More than a dozen Connecticut Senators have served on this Committee, but we have not had a member from Connecticut since Chris Dodd's father some 40 years ago. Welcome Senator Blumenthal. We look forward to your insight and expertise.On Tuesday night, the Senate approved another short-term extension of three expiring authorities in the USA PATRIOT Act. We on this Committee should not delay in completing our work to consider and again report commonsense legislation that adds important oversight and accountability provisions to the law.
We can do this while providing law enforcement and the intelligence community with the tools and certainty they need to protect national security. We should not play politics with our national security or delay our work on this Committee. We need to consider and report our bill so that the Senate can consider it and Congress can complete its task before the May 27 deadline for legislative action. Today we have the opportunity to make real progress by voting on the USA PATRIOT Act Sunset Extension Act of 2011. The bill we consider today makes important reforms to the USA PATRIOT Act, and I want to thank Senator Feinstein for her leadership and her role in helping to craft this bill. Just this week she arranged for Director Mueller and others to be available to brief Senators.
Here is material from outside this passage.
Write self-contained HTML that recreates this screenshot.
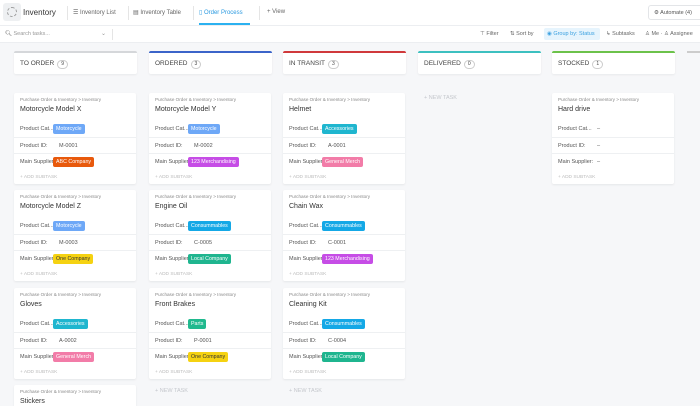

I know that Senator Whitehouse and Senator Lee availed themselves of that opportunity.
The bill we consider today is virtually identical to the bill we considered and passed with a bipartisan majority last Congress. I also want to thank Senator Kyl and Senator Cornyn for working with me and for supporting that bill. Indeed, this bill incorporates a number of additional adjustments we made at Senator Kyl's suggestion after our markup in 2009.
This package was strongly endorsed by the Attorney General and the Director of National Intelligence when we reported it in 2009, and when we were prepared for Senate consideration in early 2010. They specifically praised the enhanced statutory protections for civil liberties and privacy. I, too, think those important. The official administration views letter stated that the bill would "facilitate the collection of vital foreign intelligence and counterintelligence information" and would not sacrifice "operational effectiveness."
I wish the Senate had taken up our work and together the House and Senate had completed this work last year. Instead, the current law without reforms or improvements was extended. I urge us to pass the improvements and get the job done.
I believe that the sunsets suggested by Dick Armey back in 2001 have been a good thing. I have tried to conduct aggressive oversight of USA PATRIOT Act surveillance authorities since the bill was originally enacted in 2001. The sunsets have been helpful in that process. I do not support permanent extension of these surveillance authorities.
Nor do I support undercutting important oversight and government accountability with respect to these intelligence gathering tools. Instead, I support strengthening oversight and providing the intelligence community the certainty it needs to protect national security. The bill we consider today would give the intelligence community the certainty it needs by extending these expiring authorities through 2013, while also strengthening congressional and judicial oversight. This legislation is the result of bipartisan negotiations two years ago. It had the bipartisan support of this Committee and the strong support of the administration.